How special is that? Don’t you wish you could always see God’s face?

Well, you better get in touch with your own inner child and reconnect with your feelings from childhood, or you’re not even going to enter his kingdom at all -- he says!  He repeated that twice just in case you missed it the first time.

Let’s be clear. The “kingdom” is a big deal to Jesus, because he mentions it at least 106 times in the gospels (NIV version).

It’s his shtick!

Simply stated: the kingdom signifies the reign or rule of God as King.

Jesus often talked about the kingdom in parables or metaphors in order to make a comparison. The kingdom of God is like a hidden treasure in a field (Matthew 13:44), like a merchant in search of fine pearls (Matthew 13:45-46), like a master of a house (Matthew 13:52), like a grain of mustard seed (Matthew 13:31-32), like a fisherman’s net thrown into the sea (Matthew 13:47-50), etc.

Significantly here, Jesus declares that the kingdom of God belongs to children. He’s not only making a comparison; he’s stating a fact about ownership.

Unlike the other hypothetical stories that Jesus often told to illustrate a point, Jesus actually brings children up close to himself to demonstrate their significance to him. The presence of these children distinguishes these incidents from other parables where he merely uses the word “like” to make a hypothetical comparison. Jesus must definitely have something essential to say about children.

Jesus uses a child to illustrate what must be done to enter his Father’s kingdom and enjoy His rule in your life: you must become like children. You must embrace your own childlike heart to empathize a child’s point of view, or you’ll never enter God’s kingdom. That’s right! You better squat down to a child’s eye level and view the world from a child’s eyes or you might completely miss what Jesus is talking about in all the Gospels. For starters, their "low-level" view makes you feel very small, even humble!

Why is this so difficult for us adults to do?

Most likely it’s because you were hurt in some emotional or physical way in your own childhood, and it now feels too vulnerable “to become like little children” again. However, Father God longs to heal that, too, if you will only trust Him and once again become vulnerable to Him like a child.
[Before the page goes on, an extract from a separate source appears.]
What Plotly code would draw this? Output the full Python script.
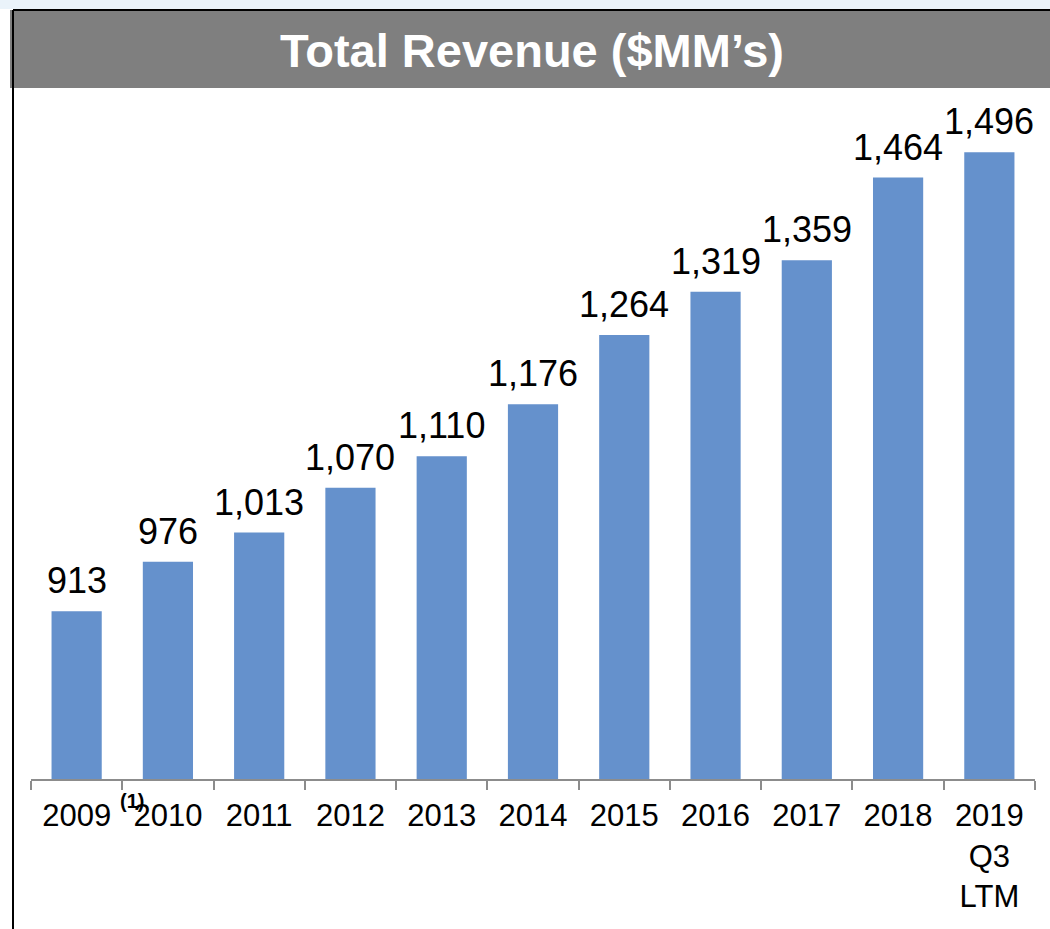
import plotly.graph_objects as go

# ---- data ----
categories = ["2009", "2010", "2011", "2012", "2013", "2014", "2015",
              "2016", "2017", "2018", "2019<br>Q3<br>LTM"]
revenue = [913, 976, 1013, 1070, 1110, 1176, 1264, 1319, 1359, 1464, 1496]
title_text = "Total Revenue ($MM\u2019s)"
footnote_text = "(1)"

FONT = "Liberation Sans, Arial, sans-serif"
BAR_COLOR = "#6591CC"

W, H = 1050, 929
ML, MR, MT, MB = 31, 15, 100, 150
PW = W - ML - MR
PH = H - MT - MB

def px_x(px):
    return (px - ML) / PW

def px_y(py):
    return (H - MB - py) / PH

fig = go.Figure()
fig.add_trace(go.Bar(
    x=categories, y=revenue,
    marker=dict(color=BAR_COLOR, line=dict(width=0)),
    hoverinfo="skip",
))

# data labels (x given as category index)
for i, v in enumerate(revenue):
    fig.add_annotation(
        x=i, y=v, xref="x", yref="y",
        text=f"{v:,}", showarrow=False,
        yanchor="bottom", yshift=8,
        font=dict(family=FONT, size=36, color="#000000"),
    )

# title bar
fig.add_shape(type="rect", xref="paper", yref="paper",
              x0=px_x(10), x1=px_x(1050), y0=px_y(88), y1=px_y(10),
              fillcolor="#7F7F7F", line=dict(width=0), layer="below")
fig.add_shape(type="line", xref="paper", yref="paper",
              x0=px_x(13), x1=px_x(1050), y0=px_y(10), y1=px_y(10),
              line=dict(color="#000000", width=2))
fig.add_shape(type="line", xref="paper", yref="paper",
              x0=px_x(13), x1=px_x(13), y0=px_y(10), y1=px_y(929),
              line=dict(color="#000000", width=2))
# light top strip
fig.add_shape(type="rect", xref="paper", yref="paper",
              x0=px_x(0), x1=px_x(1050), y0=px_y(9), y1=px_y(0),
              fillcolor="#EAF3FA", line=dict(width=0), layer="below")

fig.add_annotation(
    x=px_x(532), y=px_y(50), xref="paper", yref="paper",
    text=f"<b>{title_text}</b>", showarrow=False,
    xanchor="center", yanchor="middle",
    font=dict(family=FONT, size=47, color="#FFFFFF"),
)

# footnote marker
fig.add_annotation(
    x=0.61, y=px_y(801), xref="x", yref="paper",
    text=f"<b>{footnote_text}</b>", showarrow=False,
    xanchor="center", yanchor="middle",
    font=dict(family=FONT, size=20, color="#000000"),
)

fig.update_layout(
    width=W, height=H,
    margin=dict(l=ML, r=MR, t=MT, b=MB, pad=0),
    paper_bgcolor="#FFFFFF", plot_bgcolor="rgba(0,0,0,0)",
    showlegend=False,
    bargap=0.45,
    font=dict(family=FONT, color="#000000"),
)
fig.update_xaxes(
    type="category",
    range=[-0.5, len(categories) - 0.5],
    tickson="boundaries", ticks="outside", ticklen=9, tickwidth=2,
    tickcolor="#8C8C8C",
    ticklabelstandoff=8,
    showline=True, linecolor="#8C8C8C", linewidth=2,
    showgrid=False, zeroline=False,
    tickfont=dict(family=FONT, size=31, color="#000000"),
)
fig.update_yaxes(
    range=[700, 700 + PH / 0.7873],
    visible=False, showgrid=False, zeroline=False,
)

fig.write_html(
    "out.html",
    config={"displayModeBar": False},
    post_script="document.body.style.margin='0';document.body.style.overflow='hidden';",
)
Moreover, Jesus further explains that whoever welcomes a little child welcomes him as well (Matthew 18:5), and whatever you do for the least valued you also do to him (Matthew 25:40). That’s why “greatness” in God’s kingdom is measured by how you treat the least and the marginalized in society.
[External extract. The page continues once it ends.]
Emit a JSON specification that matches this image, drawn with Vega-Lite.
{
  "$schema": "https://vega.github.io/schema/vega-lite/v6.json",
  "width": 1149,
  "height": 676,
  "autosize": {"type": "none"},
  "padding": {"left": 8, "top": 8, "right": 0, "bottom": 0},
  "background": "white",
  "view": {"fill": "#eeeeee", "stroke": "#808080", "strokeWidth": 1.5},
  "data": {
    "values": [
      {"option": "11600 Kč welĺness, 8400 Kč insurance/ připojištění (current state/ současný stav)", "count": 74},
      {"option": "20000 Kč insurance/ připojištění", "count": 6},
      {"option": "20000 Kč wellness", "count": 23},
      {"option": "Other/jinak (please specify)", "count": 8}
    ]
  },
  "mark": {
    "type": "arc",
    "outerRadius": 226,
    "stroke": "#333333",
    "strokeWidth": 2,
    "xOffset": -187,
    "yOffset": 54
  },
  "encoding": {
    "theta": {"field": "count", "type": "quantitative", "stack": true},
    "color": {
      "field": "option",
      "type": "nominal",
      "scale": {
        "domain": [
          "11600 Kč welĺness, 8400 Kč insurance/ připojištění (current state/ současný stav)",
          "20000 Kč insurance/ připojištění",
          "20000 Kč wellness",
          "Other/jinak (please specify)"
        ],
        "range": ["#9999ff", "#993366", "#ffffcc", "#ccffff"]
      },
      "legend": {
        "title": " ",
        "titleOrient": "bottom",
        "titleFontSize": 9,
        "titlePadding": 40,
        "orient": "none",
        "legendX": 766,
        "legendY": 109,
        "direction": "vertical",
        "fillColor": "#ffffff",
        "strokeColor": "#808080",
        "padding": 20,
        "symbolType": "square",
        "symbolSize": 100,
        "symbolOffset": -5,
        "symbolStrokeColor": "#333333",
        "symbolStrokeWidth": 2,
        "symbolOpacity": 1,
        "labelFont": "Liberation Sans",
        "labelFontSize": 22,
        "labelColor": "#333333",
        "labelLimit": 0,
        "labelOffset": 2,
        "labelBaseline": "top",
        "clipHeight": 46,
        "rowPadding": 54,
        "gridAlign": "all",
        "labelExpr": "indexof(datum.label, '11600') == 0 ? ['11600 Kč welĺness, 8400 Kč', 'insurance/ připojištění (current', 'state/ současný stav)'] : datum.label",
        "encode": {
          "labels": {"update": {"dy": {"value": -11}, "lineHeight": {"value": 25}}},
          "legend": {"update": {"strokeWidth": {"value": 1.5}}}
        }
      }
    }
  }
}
And yet, children are too often ignored, shamed and punished. They’re often discounted and considered less important than adults.

Unfortunately, the significance of children to Jesus has also been dismissed or overlooked by male preachers who don’t seem to realize that Jesus was actually affirming the intrinsic value of children and not merely using them as a prop to illustrate religious themes. What he states was revolutionary! In ancient Greece and Rome, children were considered nonpersons, so it wouldn't have made sense to his followers for Jesus to merely use children as a teaching example.  Jesus' parables rely on metaphors that were familiar to their daily life. The value of children, however, was not known to them.

Nonetheless, Jesus emphatically declares the significance and worth of children, which was radical then -- as now.

How can we claim to value children when
  • corporal punishment is still acceptable in our country? 
  • active shooter drills are the norm in schools, because we refuse to enact gun control laws? 
  • we separate them from them from their immigrant parents at the border and lock them in cages or encampment centers -- even when we later misplace them and refuse to return them to their parents?
Nelson Mandela stated: “There can be no keener revelation of a society’s soul than the way in which it treats its children.” 3

If America is to be truly “great”, we will need to amend our attitude and treatment of all God’s children.

1. Macmillan Dictionary

2. Adverse Childhood Experiences Study 
3. Speech by President Nelson Mandela at the launch of the Nelson Mandela Children's Fund, 08 May 1995.